- Work instructions
Beginning with the very first line, please reproduce the entries exactly through the line containing "import seaborn as sns".

━━━━━ Dataset records ━━━━━

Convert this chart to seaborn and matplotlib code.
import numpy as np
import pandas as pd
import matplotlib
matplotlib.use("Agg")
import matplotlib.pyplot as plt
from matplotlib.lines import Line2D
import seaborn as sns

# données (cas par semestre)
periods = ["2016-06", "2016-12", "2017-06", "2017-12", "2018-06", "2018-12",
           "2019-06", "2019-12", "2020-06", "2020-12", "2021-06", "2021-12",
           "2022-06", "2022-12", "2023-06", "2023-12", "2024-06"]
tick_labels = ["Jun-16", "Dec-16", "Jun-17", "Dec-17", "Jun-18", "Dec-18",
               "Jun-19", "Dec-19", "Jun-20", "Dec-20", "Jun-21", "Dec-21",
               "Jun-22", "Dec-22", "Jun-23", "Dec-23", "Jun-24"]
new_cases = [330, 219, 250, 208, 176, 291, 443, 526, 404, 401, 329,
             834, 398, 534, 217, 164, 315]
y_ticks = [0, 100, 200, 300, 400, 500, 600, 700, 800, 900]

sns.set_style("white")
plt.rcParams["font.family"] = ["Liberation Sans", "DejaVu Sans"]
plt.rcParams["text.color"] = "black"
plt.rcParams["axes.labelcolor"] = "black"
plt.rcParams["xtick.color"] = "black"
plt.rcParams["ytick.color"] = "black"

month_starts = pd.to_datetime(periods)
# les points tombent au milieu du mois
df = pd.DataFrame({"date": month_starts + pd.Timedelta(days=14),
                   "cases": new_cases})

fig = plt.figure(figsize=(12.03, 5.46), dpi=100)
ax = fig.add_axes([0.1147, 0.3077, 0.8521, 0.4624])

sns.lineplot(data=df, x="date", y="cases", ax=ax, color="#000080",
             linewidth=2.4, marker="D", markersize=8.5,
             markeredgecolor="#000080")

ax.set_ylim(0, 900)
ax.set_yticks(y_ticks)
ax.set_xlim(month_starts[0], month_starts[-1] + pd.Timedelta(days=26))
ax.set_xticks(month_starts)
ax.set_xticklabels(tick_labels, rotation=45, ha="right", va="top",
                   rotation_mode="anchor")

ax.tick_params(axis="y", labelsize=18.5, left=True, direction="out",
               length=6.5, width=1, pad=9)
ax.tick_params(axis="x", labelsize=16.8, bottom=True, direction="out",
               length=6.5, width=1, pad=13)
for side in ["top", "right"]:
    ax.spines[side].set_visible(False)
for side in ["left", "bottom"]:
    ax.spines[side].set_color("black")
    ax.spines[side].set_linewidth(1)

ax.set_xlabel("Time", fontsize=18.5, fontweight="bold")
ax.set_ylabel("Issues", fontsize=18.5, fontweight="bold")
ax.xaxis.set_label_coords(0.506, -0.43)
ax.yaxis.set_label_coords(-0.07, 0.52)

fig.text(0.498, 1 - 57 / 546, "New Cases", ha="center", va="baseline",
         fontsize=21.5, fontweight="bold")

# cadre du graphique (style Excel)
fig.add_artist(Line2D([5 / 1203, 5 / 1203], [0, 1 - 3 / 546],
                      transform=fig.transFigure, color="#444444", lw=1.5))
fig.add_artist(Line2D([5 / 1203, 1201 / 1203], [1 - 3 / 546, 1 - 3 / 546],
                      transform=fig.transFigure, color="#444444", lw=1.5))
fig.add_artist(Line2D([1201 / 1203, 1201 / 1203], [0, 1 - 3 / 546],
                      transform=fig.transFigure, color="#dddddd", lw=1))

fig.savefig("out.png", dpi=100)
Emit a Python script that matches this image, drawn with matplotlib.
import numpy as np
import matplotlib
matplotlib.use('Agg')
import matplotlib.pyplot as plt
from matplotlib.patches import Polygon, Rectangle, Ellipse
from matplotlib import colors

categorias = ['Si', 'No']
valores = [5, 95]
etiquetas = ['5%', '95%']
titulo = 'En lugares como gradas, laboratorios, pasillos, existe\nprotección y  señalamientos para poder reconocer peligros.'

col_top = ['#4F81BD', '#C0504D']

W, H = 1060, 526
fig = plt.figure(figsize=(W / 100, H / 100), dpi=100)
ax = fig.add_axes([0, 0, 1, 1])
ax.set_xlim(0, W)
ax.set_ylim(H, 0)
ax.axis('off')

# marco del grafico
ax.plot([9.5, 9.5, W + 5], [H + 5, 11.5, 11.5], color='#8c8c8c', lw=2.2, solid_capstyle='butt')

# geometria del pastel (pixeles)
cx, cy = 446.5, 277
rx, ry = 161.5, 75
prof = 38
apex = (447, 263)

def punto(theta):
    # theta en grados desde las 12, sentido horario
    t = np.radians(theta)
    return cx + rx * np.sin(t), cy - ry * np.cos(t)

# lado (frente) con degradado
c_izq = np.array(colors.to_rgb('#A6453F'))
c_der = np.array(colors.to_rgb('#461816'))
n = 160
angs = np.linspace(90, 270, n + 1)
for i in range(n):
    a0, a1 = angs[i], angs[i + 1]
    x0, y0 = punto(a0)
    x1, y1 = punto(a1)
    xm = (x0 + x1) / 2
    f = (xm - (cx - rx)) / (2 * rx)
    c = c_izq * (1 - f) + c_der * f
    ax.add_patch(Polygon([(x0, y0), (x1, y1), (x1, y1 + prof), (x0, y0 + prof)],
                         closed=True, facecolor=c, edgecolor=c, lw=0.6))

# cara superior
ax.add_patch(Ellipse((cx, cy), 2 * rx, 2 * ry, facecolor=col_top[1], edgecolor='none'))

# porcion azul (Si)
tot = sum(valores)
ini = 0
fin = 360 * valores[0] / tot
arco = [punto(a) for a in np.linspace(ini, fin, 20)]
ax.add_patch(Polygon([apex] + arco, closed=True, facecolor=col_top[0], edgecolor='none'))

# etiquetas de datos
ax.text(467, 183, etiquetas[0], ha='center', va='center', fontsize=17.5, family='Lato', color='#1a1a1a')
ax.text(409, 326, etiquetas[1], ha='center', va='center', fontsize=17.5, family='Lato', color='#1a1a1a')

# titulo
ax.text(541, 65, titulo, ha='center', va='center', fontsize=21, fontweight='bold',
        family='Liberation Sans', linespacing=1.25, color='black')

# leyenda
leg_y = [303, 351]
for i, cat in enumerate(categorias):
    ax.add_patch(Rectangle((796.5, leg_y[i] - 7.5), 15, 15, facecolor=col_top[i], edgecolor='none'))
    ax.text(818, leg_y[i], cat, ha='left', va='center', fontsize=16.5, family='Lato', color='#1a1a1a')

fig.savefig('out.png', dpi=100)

━━━━━

- Reply to the task
Convert this chart to seaborn and matplotlib code.
import numpy as np
import pandas as pd
import matplotlib
matplotlib.use("Agg")
import matplotlib.pyplot as plt
from matplotlib.lines import Line2D
import seaborn as sns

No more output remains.